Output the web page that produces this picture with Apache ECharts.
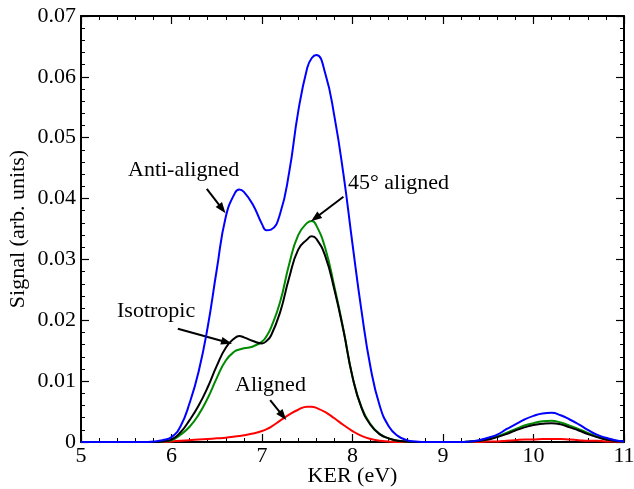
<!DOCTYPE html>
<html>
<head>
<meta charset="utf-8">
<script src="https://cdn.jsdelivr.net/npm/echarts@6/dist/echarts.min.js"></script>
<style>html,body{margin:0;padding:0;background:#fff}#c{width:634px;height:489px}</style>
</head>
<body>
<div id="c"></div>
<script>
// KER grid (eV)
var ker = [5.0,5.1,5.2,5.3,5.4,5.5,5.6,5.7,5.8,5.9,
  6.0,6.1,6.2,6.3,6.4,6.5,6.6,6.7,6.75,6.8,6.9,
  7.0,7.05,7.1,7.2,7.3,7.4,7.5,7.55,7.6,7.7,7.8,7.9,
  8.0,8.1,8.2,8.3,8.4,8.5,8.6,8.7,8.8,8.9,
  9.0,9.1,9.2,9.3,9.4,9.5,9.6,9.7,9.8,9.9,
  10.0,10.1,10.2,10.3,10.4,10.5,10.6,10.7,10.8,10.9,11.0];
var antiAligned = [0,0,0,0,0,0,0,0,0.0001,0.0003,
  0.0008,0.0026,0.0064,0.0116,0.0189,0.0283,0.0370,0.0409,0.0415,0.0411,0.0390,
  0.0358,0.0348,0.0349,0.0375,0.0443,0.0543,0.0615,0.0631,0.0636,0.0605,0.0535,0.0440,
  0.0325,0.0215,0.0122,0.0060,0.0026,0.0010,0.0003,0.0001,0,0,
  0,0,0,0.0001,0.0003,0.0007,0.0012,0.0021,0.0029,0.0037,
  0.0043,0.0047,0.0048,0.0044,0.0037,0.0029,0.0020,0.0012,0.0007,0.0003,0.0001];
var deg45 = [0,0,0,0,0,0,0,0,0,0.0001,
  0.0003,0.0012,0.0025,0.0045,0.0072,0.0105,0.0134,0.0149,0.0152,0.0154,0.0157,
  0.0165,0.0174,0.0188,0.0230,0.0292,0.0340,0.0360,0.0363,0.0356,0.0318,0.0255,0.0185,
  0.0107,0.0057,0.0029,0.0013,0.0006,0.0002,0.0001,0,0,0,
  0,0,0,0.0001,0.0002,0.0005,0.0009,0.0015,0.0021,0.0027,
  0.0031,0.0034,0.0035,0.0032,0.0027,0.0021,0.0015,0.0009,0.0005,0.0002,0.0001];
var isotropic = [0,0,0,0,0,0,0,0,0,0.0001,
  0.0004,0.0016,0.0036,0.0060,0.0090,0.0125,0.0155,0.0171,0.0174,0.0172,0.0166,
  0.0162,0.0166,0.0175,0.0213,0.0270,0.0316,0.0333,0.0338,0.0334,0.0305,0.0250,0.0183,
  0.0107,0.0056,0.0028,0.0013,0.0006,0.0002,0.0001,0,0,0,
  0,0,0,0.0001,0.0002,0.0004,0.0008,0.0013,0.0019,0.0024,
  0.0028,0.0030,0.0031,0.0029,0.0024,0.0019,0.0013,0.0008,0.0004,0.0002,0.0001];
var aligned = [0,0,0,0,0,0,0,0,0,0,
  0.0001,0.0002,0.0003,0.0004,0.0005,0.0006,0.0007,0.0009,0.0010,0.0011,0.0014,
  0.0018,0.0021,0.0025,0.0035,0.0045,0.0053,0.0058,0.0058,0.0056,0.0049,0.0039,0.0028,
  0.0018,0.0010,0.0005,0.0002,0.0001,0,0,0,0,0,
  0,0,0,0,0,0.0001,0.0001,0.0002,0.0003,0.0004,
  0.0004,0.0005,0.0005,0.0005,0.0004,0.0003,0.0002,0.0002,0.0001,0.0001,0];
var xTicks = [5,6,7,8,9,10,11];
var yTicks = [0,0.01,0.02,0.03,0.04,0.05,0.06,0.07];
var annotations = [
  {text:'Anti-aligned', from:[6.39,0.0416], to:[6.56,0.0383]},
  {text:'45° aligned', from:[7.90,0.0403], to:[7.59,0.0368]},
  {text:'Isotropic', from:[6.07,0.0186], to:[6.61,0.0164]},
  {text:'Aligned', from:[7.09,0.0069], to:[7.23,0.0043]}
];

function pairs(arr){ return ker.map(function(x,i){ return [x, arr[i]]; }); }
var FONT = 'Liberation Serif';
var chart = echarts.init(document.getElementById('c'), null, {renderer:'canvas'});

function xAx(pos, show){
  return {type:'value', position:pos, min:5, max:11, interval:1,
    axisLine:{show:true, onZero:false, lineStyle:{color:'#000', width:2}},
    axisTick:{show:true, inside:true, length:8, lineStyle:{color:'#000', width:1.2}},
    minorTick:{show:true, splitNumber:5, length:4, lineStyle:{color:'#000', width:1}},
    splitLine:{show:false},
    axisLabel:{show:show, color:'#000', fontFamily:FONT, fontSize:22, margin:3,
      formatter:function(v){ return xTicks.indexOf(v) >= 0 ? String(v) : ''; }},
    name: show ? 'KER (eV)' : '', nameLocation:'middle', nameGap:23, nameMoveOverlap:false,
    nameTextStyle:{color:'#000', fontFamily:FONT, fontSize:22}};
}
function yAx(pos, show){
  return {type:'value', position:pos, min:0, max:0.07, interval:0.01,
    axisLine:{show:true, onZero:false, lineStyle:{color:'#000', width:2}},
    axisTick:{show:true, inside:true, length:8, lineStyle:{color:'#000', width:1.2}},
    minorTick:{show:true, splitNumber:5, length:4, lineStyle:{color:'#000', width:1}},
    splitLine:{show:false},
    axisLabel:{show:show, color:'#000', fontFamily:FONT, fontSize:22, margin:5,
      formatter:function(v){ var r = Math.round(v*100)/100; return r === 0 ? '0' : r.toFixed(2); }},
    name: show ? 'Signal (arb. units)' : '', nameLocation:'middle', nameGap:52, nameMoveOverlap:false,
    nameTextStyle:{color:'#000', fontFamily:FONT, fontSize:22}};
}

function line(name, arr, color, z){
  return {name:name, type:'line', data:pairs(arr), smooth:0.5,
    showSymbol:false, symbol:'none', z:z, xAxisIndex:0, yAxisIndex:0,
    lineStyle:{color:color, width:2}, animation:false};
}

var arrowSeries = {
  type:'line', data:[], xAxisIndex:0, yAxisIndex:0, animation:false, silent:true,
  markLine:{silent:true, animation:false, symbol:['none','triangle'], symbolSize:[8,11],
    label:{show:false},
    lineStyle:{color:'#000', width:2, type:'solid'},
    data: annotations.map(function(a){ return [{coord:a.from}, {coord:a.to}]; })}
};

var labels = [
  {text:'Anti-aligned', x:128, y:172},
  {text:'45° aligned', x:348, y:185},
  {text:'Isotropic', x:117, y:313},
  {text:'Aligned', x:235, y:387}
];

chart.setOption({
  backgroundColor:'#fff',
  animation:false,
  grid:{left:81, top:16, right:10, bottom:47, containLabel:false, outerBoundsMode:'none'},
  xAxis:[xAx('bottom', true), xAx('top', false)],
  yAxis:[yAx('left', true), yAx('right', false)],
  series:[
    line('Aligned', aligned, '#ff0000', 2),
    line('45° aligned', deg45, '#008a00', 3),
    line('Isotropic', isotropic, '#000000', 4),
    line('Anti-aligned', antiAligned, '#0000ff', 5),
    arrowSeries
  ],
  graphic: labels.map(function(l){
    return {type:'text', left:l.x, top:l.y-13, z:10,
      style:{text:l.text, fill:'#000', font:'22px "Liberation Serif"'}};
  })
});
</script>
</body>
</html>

..........

What you need to do: Restate the data above word for word. Do not include the images.

Reply:
Output the web page that produces this picture with Apache ECharts.
<!DOCTYPE html>
<html>
<head>
<meta charset="utf-8">
<script src="https://cdn.jsdelivr.net/npm/echarts@6/dist/echarts.min.js"></script>
<style>html,body{margin:0;padding:0;background:#fff}#c{width:634px;height:489px}</style>
</head>
<body>
<div id="c"></div>
<script>
// KER grid (eV)
var ker = [5.0,5.1,5.2,5.3,5.4,5.5,5.6,5.7,5.8,5.9,
  6.0,6.1,6.2,6.3,6.4,6.5,6.6,6.7,6.75,6.8,6.9,
  7.0,7.05,7.1,7.2,7.3,7.4,7.5,7.55,7.6,7.7,7.8,7.9,
  8.0,8.1,8.2,8.3,8.4,8.5,8.6,8.7,8.8,8.9,
  9.0,9.1,9.2,9.3,9.4,9.5,9.6,9.7,9.8,9.9,
  10.0,10.1,10.2,10.3,10.4,10.5,10.6,10.7,10.8,10.9,11.0];
var antiAligned = [0,0,0,0,0,0,0,0,0.0001,0.0003,
  0.0008,0.0026,0.0064,0.0116,0.0189,0.0283,0.0370,0.0409,0.0415,0.0411,0.0390,
  0.0358,0.0348,0.0349,0.0375,0.0443,0.0543,0.0615,0.0631,0.0636,0.0605,0.0535,0.0440,
  0.0325,0.0215,0.0122,0.0060,0.0026,0.0010,0.0003,0.0001,0,0,
  0,0,0,0.0001,0.0003,0.0007,0.0012,0.0021,0.0029,0.0037,
  0.0043,0.0047,0.0048,0.0044,0.0037,0.0029,0.0020,0.0012,0.0007,0.0003,0.0001];
var deg45 = [0,0,0,0,0,0,0,0,0,0.0001,
  0.0003,0.0012,0.0025,0.0045,0.0072,0.0105,0.0134,0.0149,0.0152,0.0154,0.0157,
  0.0165,0.0174,0.0188,0.0230,0.0292,0.0340,0.0360,0.0363,0.0356,0.0318,0.0255,0.0185,
  0.0107,0.0057,0.0029,0.0013,0.0006,0.0002,0.0001,0,0,0,
  0,0,0,0.0001,0.0002,0.0005,0.0009,0.0015,0.0021,0.0027,
  0.0031,0.0034,0.0035,0.0032,0.0027,0.0021,0.0015,0.0009,0.0005,0.0002,0.0001];
var isotropic = [0,0,0,0,0,0,0,0,0,0.0001,
  0.0004,0.0016,0.0036,0.0060,0.0090,0.0125,0.0155,0.0171,0.0174,0.0172,0.0166,
  0.0162,0.0166,0.0175,0.0213,0.0270,0.0316,0.0333,0.0338,0.0334,0.0305,0.0250,0.0183,
  0.0107,0.0056,0.0028,0.0013,0.0006,0.0002,0.0001,0,0,0,
  0,0,0,0.0001,0.0002,0.0004,0.0008,0.0013,0.0019,0.0024,
  0.0028,0.0030,0.0031,0.0029,0.0024,0.0019,0.0013,0.0008,0.0004,0.0002,0.0001];
var aligned = [0,0,0,0,0,0,0,0,0,0,
  0.0001,0.0002,0.0003,0.0004,0.0005,0.0006,0.0007,0.0009,0.0010,0.0011,0.0014,
  0.0018,0.0021,0.0025,0.0035,0.0045,0.0053,0.0058,0.0058,0.0056,0.0049,0.0039,0.0028,
  0.0018,0.0010,0.0005,0.0002,0.0001,0,0,0,0,0,
  0,0,0,0,0,0.0001,0.0001,0.0002,0.0003,0.0004,
  0.0004,0.0005,0.0005,0.0005,0.0004,0.0003,0.0002,0.0002,0.0001,0.0001,0];
var xTicks = [5,6,7,8,9,10,11];
var yTicks = [0,0.01,0.02,0.03,0.04,0.05,0.06,0.07];
var annotations = [
  {text:'Anti-aligned', from:[6.39,0.0416], to:[6.56,0.0383]},
  {text:'45° aligned', from:[7.90,0.0403], to:[7.59,0.0368]},
  {text:'Isotropic', from:[6.07,0.0186], to:[6.61,0.0164]},
  {text:'Aligned', from:[7.09,0.0069], to:[7.23,0.0043]}
];

function pairs(arr){ return ker.map(function(x,i){ return [x, arr[i]]; }); }
var FONT = 'Liberation Serif';
var chart = echarts.init(document.getElementById('c'), null, {renderer:'canvas'});

function xAx(pos, show){
  return {type:'value', position:pos, min:5, max:11, interval:1,
    axisLine:{show:true, onZero:false, lineStyle:{color:'#000', width:2}},
    axisTick:{show:true, inside:true, length:8, lineStyle:{color:'#000', width:1.2}},
    minorTick:{show:true, splitNumber:5, length:4, lineStyle:{color:'#000', width:1}},
    splitLine:{show:false},
    axisLabel:{show:show, color:'#000', fontFamily:FONT, fontSize:22, margin:3,
      formatter:function(v){ return xTicks.indexOf(v) >= 0 ? String(v) : ''; }},
    name: show ? 'KER (eV)' : '', nameLocation:'middle', nameGap:23, nameMoveOverlap:false,
    nameTextStyle:{color:'#000', fontFamily:FONT, fontSize:22}};
}
function yAx(pos, show){
  return {type:'value', position:pos, min:0, max:0.07, interval:0.01,
    axisLine:{show:true, onZero:false, lineStyle:{color:'#000', width:2}},
    axisTick:{show:true, inside:true, length:8, lineStyle:{color:'#000', width:1.2}},
    minorTick:{show:true, splitNumber:5, length:4, lineStyle:{color:'#000', width:1}},
    splitLine:{show:false},
    axisLabel:{show:show, color:'#000', fontFamily:FONT, fontSize:22, margin:5,
      formatter:function(v){ var r = Math.round(v*100)/100; return r === 0 ? '0' : r.toFixed(2); }},
    name: show ? 'Signal (arb. units)' : '', nameLocation:'middle', nameGap:52, nameMoveOverlap:false,
    nameTextStyle:{color:'#000', fontFamily:FONT, fontSize:22}};
}

function line(name, arr, color, z){
  return {name:name, type:'line', data:pairs(arr), smooth:0.5,
    showSymbol:false, symbol:'none', z:z, xAxisIndex:0, yAxisIndex:0,
    lineStyle:{color:color, width:2}, animation:false};
}

var arrowSeries = {
  type:'line', data:[], xAxisIndex:0, yAxisIndex:0, animation:false, silent:true,
  markLine:{silent:true, animation:false, symbol:['none','triangle'], symbolSize:[8,11],
    label:{show:false},
    lineStyle:{color:'#000', width:2, type:'solid'},
    data: annotations.map(function(a){ return [{coord:a.from}, {coord:a.to}]; })}
};

var labels = [
  {text:'Anti-aligned', x:128, y:172},
  {text:'45° aligned', x:348, y:185},
  {text:'Isotropic', x:117, y:313},
  {text:'Aligned', x:235, y:387}
];

chart.setOption({
  backgroundColor:'#fff',
  animation:false,
  grid:{left:81, top:16, right:10, bottom:47, containLabel:false, outerBoundsMode:'none'},
  xAxis:[xAx('bottom', true), xAx('top', false)],
  yAxis:[yAx('left', true), yAx('right', false)],
  series:[
    line('Aligned', aligned, '#ff0000', 2),
    line('45° aligned', deg45, '#008a00', 3),
    line('Isotropic', isotropic, '#000000', 4),
    line('Anti-aligned', antiAligned, '#0000ff', 5),
    arrowSeries
  ],
  graphic: labels.map(function(l){
    return {type:'text', left:l.x, top:l.y-13, z:10,
      style:{text:l.text, fill:'#000', font:'22px "Liberation Serif"'}};
  })
});
</script>
</body>
</html>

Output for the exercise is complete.